Por que Lula não quis receber em audiência a única candidata mulher à PGR?
A provável confirmação do nome do subprocurador da República Paulo Gonet para chefiar o MPF (Ministério Público Federal) aproximará Lula de seu adversário na última eleição, Jair Bolsonaro (PL).
Lula parece decidido a repetir a inovação do ex-presidente, que em 2019 interrompeu a prática seguida desde 2003, nas oito nomeações antecedentes.
Assim como Bolsonaro, o presidente ignorou até aqui a sugestão de escolha do PGR pela categoria, realizada por meio de uma votação de lista tríplice, aberta a todos os integrantes do MPF e organizada pela ANPR (Associação Nacional dos Procuradores da República).
Em junho, a subprocuradora carioca Luiza Frischeisen, de 57 anos, foi a escolhida por 526 dos 1.153 procuradores em atividade no MPF para chefiá-los. O normal seria que ela fosse chamada para pelo menos uma conversa com o presidente, o único a bater o martelo em relação à escolha, com liberdade para seguir ou não a sugestão da categoria. Mas o convite nunca veio.
O desinteresse de Lula em saber o que ela pensa sobre o papel do Ministério Público pós-Aras e pós-Lava Jato dá pistas sobre o que o presidente espera do órgão responsável por fiscalizá-lo.
É um gesto estranho à trajetória do presidente. E gesto de desprezo não apenas por ela, mas também pela metade da instituição que decidiu votar nela.
Frischeisen já havia sido sugerida para o cargo pela maioria de seus colegas em 2021, em meio à reposta caótica do governo Bolsonaro à pandemia de covid-19. Para a maioria dos integrantes do MPF, era um nome para dar rota ao órgão fiscalizador do poder.

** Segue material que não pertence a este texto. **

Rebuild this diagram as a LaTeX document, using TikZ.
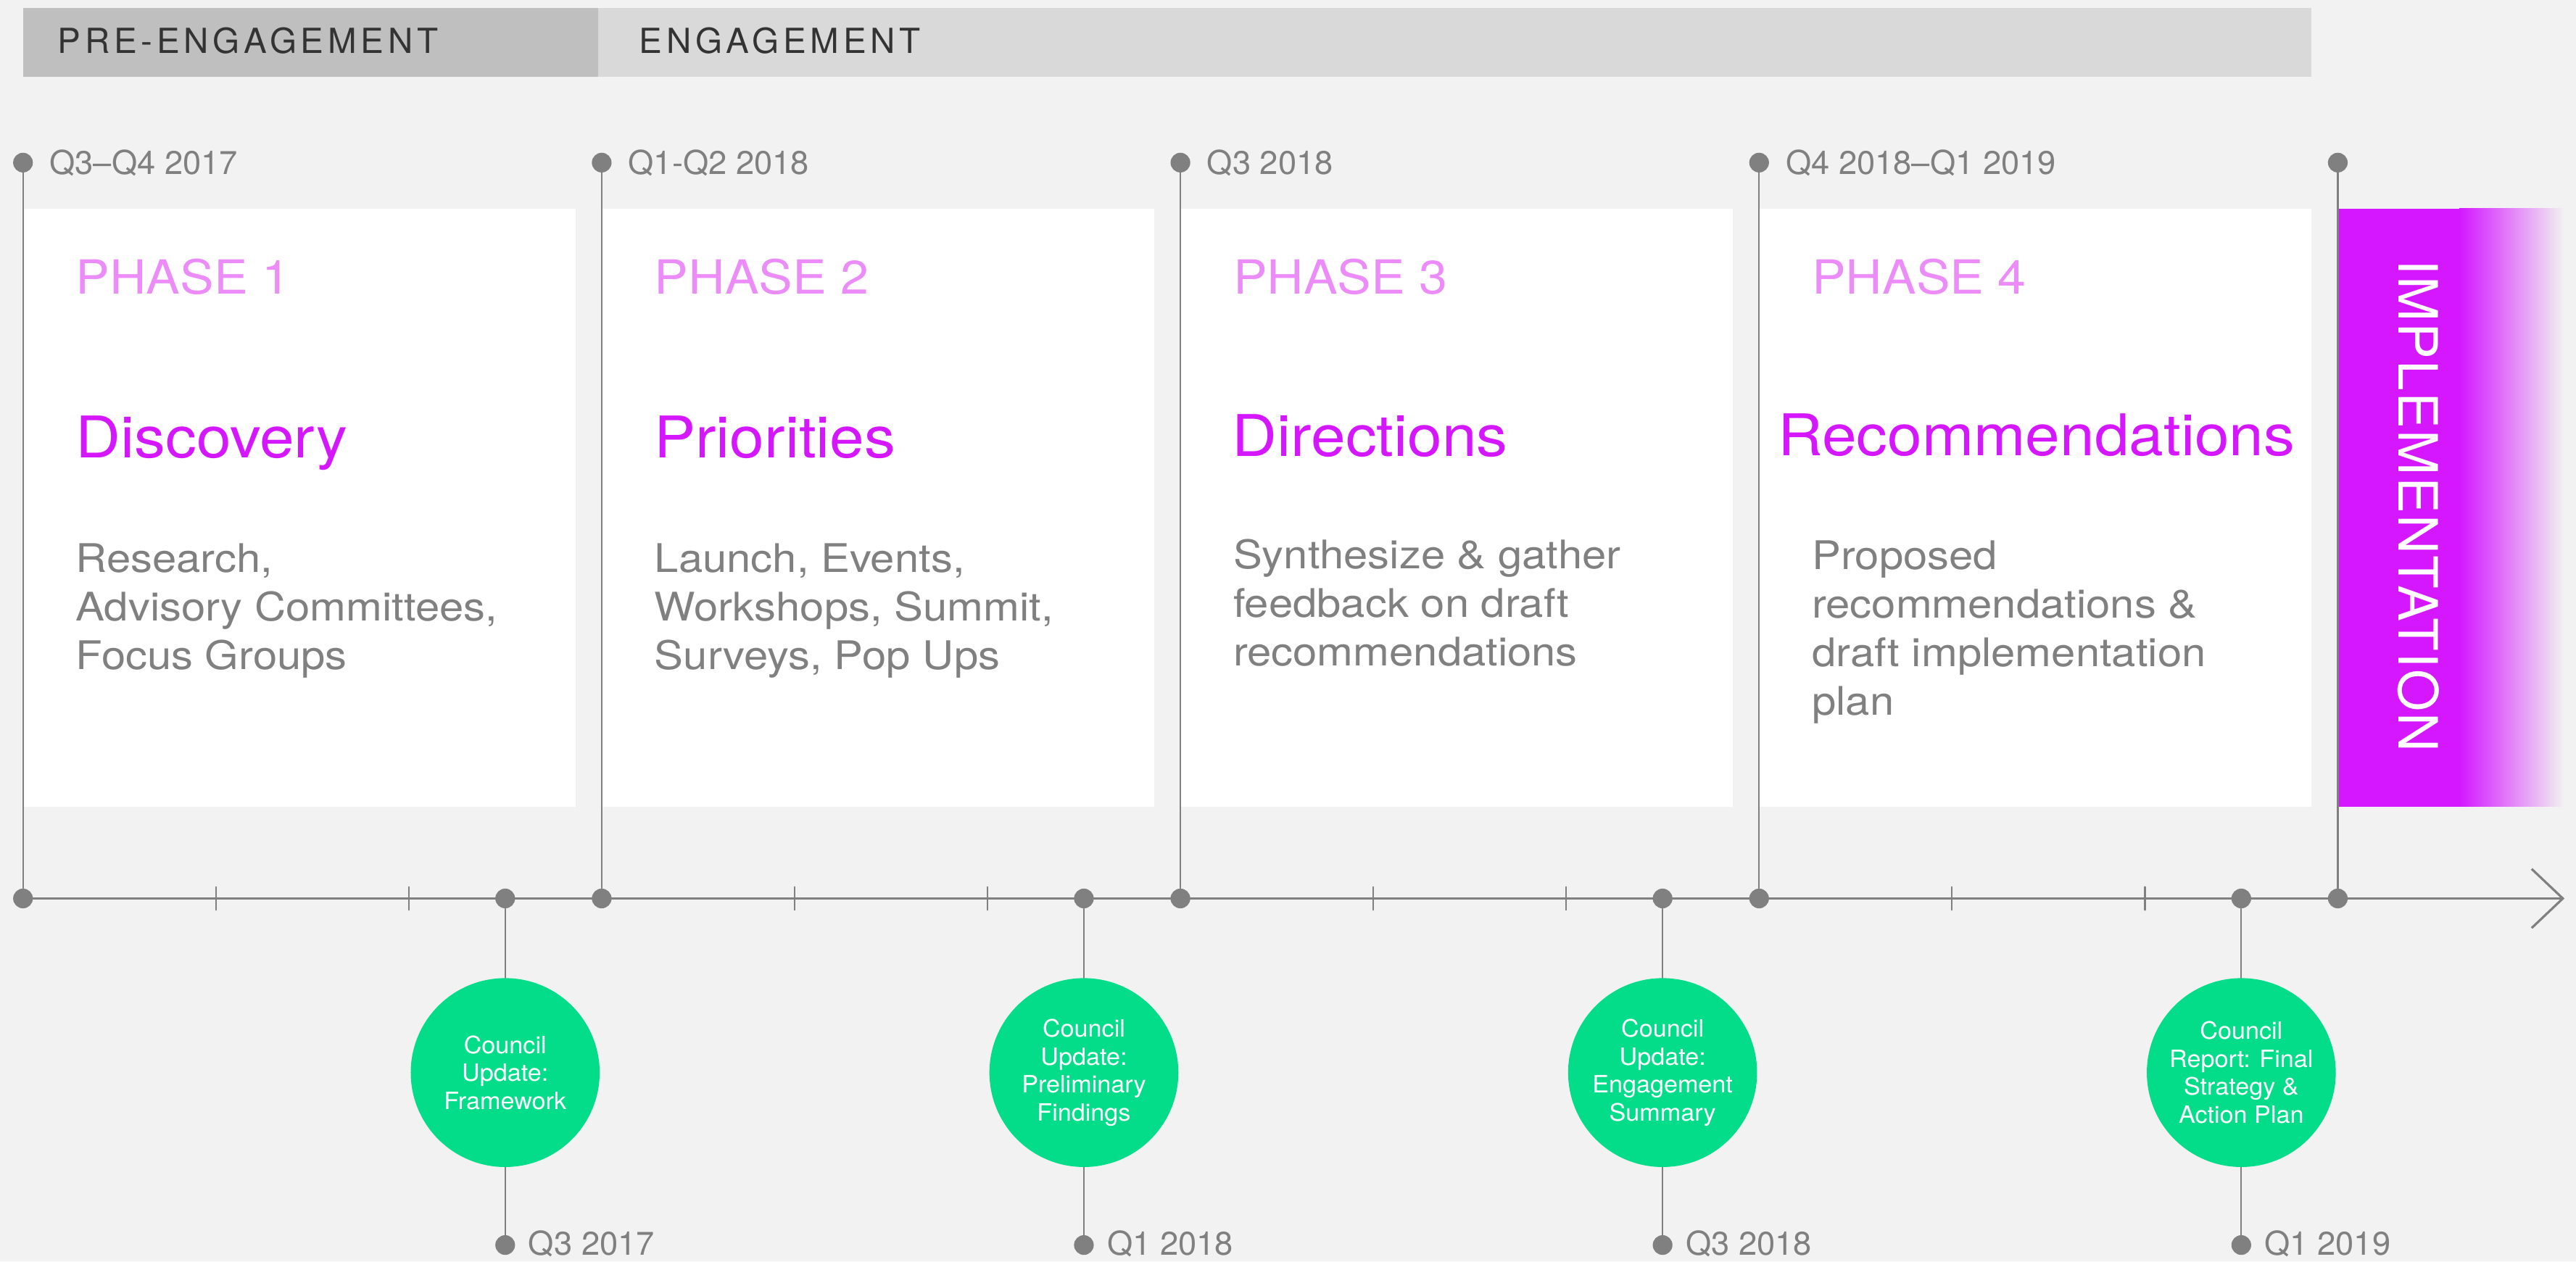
\documentclass[tikz,border=0pt]{standalone}
\usepackage{fontspec}
\setmainfont{TeX Gyre Heros}
\newfontfamily\widefont[FakeStretch=1.08]{TeX Gyre Heros}
\usetikzlibrary{arrows.meta}

\definecolor{bgcol}{HTML}{F2F2F2}
\definecolor{barpre}{HTML}{BFBFBF}
\definecolor{bareng}{HTML}{D9D9D9}
\definecolor{bartext}{HTML}{333333}
\definecolor{linegray}{HTML}{808080}
\definecolor{phasepink}{HTML}{EC8CF9}
\definecolor{titlemag}{HTML}{D417FF}
\definecolor{mint}{HTML}{03DD8A}

\begin{document}
\begin{tikzpicture}[x=1pt,y=-1pt,line cap=round,line join=round,
    dot/.style={circle,fill=linegray,inner sep=0pt,minimum size=12pt},
    vline/.style={color=linegray,line width=1pt},
    axisline/.style={color=linegray,line width=1.4pt},
    barlabel/.style={anchor=base west,inner sep=0pt,text=bartext,font=\fontsize{21}{25}\selectfont\addfontfeature{LetterSpace=12}},
    datelabel/.style={anchor=base west,inner sep=0pt,text=linegray,font=\fontsize{20}{24}\selectfont},
    phasebox/.style={anchor=north west,fill=white,inner sep=0pt,minimum width=336pt,minimum height=364pt},
    phaselabel/.style={anchor=base west,inner sep=0pt,text=phasepink,font=\widefont\fontsize{28.6}{34}\selectfont},
    titlelabel/.style={anchor=base west,inner sep=0pt,text=titlemag,font=\widefont\fontsize{35}{42}\selectfont},
    desclabel/.style={anchor=base west,inner sep=0pt,align=left,text=linegray,font=\widefont\fontsize{24}{29.6}\selectfont\addfontfeature{FakeStretch=1.1}},
    council/.style={circle,fill=mint,inner sep=0pt,minimum size=115pt,align=center,text=white,font=\fontsize{14.5}{17}\selectfont\addfontfeature{FakeStretch=1.04}}]
  \useasboundingbox (0,0) rectangle (1568,768);
  \fill[bgcol] (0,0) rectangle (1568,768);

  % stage bar
  \fill[barpre] (14,5) rectangle (364,47);
  \fill[bareng] (364,5) rectangle (1407,47);
  \node[barlabel] (pre) at (35,32.4) {PRE-ENGAGEMENT};
  \node[barlabel] (eng) at (389,32.4) {ENGAGEMENT};

  % phase cards (\last = baseline of the last description line)
  \foreach \i/\num/\last/\desc in {0/1/407.5/{Research,\\Advisory Committees,\\Focus Groups},
      1/2/407.5/{Launch, Events,\\Workshops, Summit,\\Surveys, Pop Ups},
      2/3/405.5/{Synthesize \& gather\\feedback on draft\\recommendations},
      3/4/435.4/{Proposed\\recommendations \&\\draft implementation\\plan}} {
    \pgfmathsetmacro\xx{14+352.25*\i}
    \node[phasebox] (box\i) at (\xx,127) {};
    \node[phaselabel] (ph\i) at (\xx+32,178.8) {PHASE \num};
    \node[desclabel] (ds\i) at (\xx+32,\last) {\desc};
  }
  \node[titlelabel] (ti0) at (46,278.5) {Discovery};
  \node[titlelabel] (ti1) at (398,278.5) {Priorities};
  \node[titlelabel] (ti2) at (750,278) {Directions};
  \node[titlelabel] (ti3) at (1082,277.5) {Recommendations};

  % implementation block, fading out to the right
  \fill[titlemag] (1423,127) rectangle (1497,491);
  \shade[left color=titlemag,right color=bgcol] (1497,127) rectangle (1561,491);
  \node[rotate=-90,text=white,inner sep=0pt,font=\fontsize{33}{38}\selectfont\addfontfeature{LetterSpace=3}] (impl) at (1472,308) {IMPLEMENTATION};

  % time axis
  \coordinate (tip) at (1561,547);
  \foreach \i in {0,...,3}
  \foreach \k in {1,2}
    \draw[vline] ({14+352.25*\i+117.42*\k},540) -- ({14+352.25*\i+117.42*\k},554);

  % phase starts: date on top, line down to the axis
  \foreach \i/\date in {0/{Q3–Q4 2017},1/{Q1-Q2 2018},2/{Q3 2018},3/{Q4 2018–Q1 2019},4/{}} {
    \pgfmathsetmacro\xx{14+352.25*\i}
    \node[dot] (t\i) at (\xx,99) {};
    \node[dot] (a\i) at (\xx,547) {};
    \node[datelabel] (q\i) at (\xx+16,106) {\date};
    \draw[vline] (t\i) -- (a\i);
  }
  \draw[axisline,-{Straight Barb[length=19pt,width=36pt]}] (a0) -- (tip);
  \foreach \i in {1,...,4}
    \pgfmathtruncatemacro\j{\i-1}
    \draw[axisline] (a\j) -- (a\i);

  % council milestones below the axis
  \foreach \i/\what/\date in {0/{Council\\Update:\\Framework}/{Q3 2017},
      1/{Council\\Update:\\Preliminary\\Findings}/{Q1 2018},
      2/{Council\\Update:\\Engagement\\Summary}/{Q3 2018},
      3/{Council\\Report: Final\\Strategy \&\\Action Plan}/{Q1 2019}} {
    \pgfmathsetmacro\xx{14+352.25*\i+293.5}
    \node[dot] (c\i) at (\xx,547) {};
    \node[council] (m\i) at (\xx,653) {\what};
    \node[dot] (b\i) at (\xx,758) {};
    \node[datelabel] (r\i) at (\xx+14,764) {\date};
    \draw[vline] (c\i) -- (m\i);
    \draw[vline] (m\i) -- (b\i);
  }
\end{tikzpicture}
\end{document}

Na época, representantes do bolsonarismo espalharam memes tratando-a como "esquerdista" impensável para o posto, por causa de seu currículo.
Sua tese de doutorado sobre a construção da igualdade e o sistema de Justiça no Brasil, que virou livro, é referência em análises acadêmicas sobre a implementação de ações afirmativas no Brasil. No trabalho, as ações afirmativas são citadas como ferramenta de rompimento de desigualdades históricas no acesso ao exercício de direitos essenciais para uma vida digna.
Coordenada pela deputada Benedita da Silva (PT-RJ), a bancada feminina do Congresso Nacional encaminhou ao presidente texto defendendo a escolha de Frischeisen, como forma de "solidificar e fortalecer as políticas públicas voltadas para a diversidade, inclusão e proteção dos direitos das mulheres".
Quem também enviou carta foi a presidente da Comissão de Anistia do Ministério dos Direitos Humanos na gestão atual, Enéa de Stutz e Almeida.
"Pela importância histórica deste seu terceiro mandato, (...) ouso manifestar-me e apelar à sua conhecida sensibilidade e espírito democrata no sentido de indicar como próxima PGR a dra. Luiza", ela registrou, depois de mencionar o papel da subprocuradora na temática da Justiça de transição - que trata da reparação por violações a direitos humanos durante a Ditadura Militar - e em defesa do Estado Democrático de Direito.
Partícipe da equipe de transição do governo Lula, o grupo suprapartidário Elas no Orçamento expressou seu apoio. O mesmo fez a Associação dos Auditores Federais de Controle Externo (Aud-TCU), entre outras organizações. Em 132 anos, apenas uma mulher esteve na lista dos 43 Procuradores-Gerais que por aqui passaram.
O nome mais cotado para ser escolhido por Lula, Paulo Gonet, era sócio do ministro do STF Gilmar Mendes no Instituto Brasiliense de Direito Público (IDP) até 2017, ano em que vendeu sua parte ao filho do ministro por R$ 12 milhões, conforme revelou na época o site BuzzFeed News.
O UOL perguntou à Secretaria de Comunicação da Presidência da República as razões de o presidente não ter chamado Frischeisen para uma conversa. Não houve manifestação.